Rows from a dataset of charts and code
☆ ☆ ☆ ☆

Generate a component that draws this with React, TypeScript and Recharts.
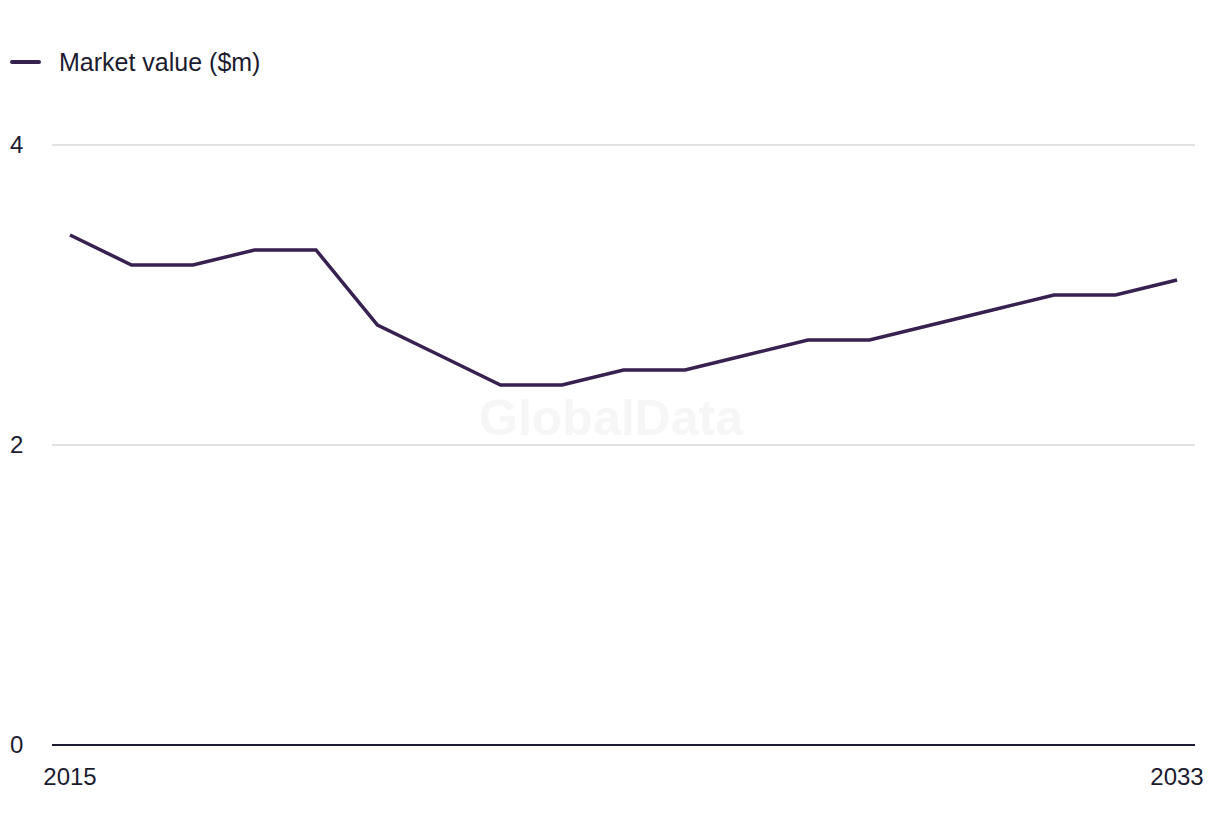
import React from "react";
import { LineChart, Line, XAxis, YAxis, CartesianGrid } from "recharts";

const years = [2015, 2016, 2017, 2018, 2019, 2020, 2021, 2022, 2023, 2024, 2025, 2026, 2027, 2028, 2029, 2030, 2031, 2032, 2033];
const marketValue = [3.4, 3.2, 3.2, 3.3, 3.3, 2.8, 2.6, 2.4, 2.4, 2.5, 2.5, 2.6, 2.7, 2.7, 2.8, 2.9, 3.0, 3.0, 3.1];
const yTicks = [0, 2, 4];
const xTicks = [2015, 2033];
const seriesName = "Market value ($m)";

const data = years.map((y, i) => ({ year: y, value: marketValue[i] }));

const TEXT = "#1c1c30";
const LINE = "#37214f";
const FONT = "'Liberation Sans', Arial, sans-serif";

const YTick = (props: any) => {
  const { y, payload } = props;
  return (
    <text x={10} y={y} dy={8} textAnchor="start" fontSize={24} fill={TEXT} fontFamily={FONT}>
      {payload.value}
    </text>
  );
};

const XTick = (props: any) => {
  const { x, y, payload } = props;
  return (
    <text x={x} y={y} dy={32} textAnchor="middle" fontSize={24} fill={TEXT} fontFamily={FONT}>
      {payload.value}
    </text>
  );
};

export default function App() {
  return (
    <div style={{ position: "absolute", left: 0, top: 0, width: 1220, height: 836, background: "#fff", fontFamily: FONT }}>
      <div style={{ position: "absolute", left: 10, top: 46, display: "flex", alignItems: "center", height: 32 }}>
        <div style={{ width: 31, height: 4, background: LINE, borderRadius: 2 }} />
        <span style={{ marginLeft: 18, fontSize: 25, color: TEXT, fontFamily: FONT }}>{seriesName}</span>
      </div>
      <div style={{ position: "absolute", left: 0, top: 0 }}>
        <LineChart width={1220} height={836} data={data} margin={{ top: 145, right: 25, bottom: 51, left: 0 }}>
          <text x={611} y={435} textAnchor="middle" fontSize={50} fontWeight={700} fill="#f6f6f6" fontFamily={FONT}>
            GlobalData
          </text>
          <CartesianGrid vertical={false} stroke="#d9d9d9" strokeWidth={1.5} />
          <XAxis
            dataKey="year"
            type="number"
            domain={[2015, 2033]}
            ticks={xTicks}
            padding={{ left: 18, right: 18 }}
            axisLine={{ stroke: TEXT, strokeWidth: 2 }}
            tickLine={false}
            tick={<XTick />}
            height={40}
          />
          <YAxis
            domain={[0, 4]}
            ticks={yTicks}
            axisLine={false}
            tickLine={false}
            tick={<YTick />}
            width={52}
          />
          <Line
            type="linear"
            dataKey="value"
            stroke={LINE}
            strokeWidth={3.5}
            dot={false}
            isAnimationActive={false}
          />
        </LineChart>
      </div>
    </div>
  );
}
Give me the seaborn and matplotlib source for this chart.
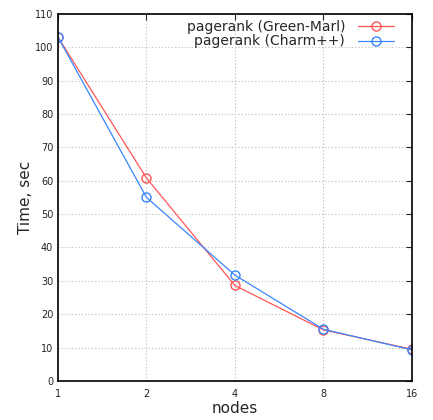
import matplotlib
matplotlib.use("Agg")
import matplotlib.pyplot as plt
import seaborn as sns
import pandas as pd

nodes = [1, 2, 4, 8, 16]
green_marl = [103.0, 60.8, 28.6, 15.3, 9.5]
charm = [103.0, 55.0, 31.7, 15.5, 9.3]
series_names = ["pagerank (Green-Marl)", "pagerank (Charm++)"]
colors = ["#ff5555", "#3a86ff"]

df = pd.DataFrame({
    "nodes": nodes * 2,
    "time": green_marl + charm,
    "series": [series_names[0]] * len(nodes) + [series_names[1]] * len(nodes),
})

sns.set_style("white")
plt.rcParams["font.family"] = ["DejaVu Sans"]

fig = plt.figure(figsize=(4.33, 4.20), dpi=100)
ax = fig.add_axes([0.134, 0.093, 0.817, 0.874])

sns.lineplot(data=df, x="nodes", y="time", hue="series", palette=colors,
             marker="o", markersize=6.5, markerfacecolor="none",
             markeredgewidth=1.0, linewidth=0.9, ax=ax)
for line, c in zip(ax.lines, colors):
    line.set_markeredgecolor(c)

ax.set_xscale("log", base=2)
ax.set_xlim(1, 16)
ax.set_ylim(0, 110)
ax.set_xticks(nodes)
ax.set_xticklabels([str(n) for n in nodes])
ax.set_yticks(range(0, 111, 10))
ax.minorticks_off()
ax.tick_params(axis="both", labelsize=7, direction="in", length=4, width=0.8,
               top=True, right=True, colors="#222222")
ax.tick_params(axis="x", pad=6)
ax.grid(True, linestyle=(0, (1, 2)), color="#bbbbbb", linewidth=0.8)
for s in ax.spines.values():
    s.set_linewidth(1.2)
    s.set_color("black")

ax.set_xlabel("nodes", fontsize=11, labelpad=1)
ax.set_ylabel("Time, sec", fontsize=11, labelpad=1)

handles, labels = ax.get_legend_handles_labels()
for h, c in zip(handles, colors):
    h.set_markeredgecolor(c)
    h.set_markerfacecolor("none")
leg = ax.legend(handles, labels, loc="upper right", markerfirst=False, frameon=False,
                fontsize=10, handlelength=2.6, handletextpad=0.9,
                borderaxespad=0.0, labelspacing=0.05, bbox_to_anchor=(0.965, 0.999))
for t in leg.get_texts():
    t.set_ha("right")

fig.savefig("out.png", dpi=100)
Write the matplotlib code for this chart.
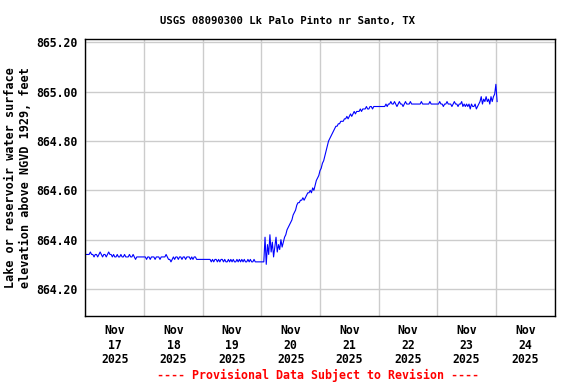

☆ ☆ ☆ ☆

Set exercise:
Set down the records above word for word, from the first line through the line containing "XAxis, YAxis, CartesianGrid", both included; leave out the pictures.

Written reply:
Generate a component that draws this with React, TypeScript and Recharts.
import React from "react";
import { LineChart, Line, XAxis, YAxis, CartesianGrid } from "recharts";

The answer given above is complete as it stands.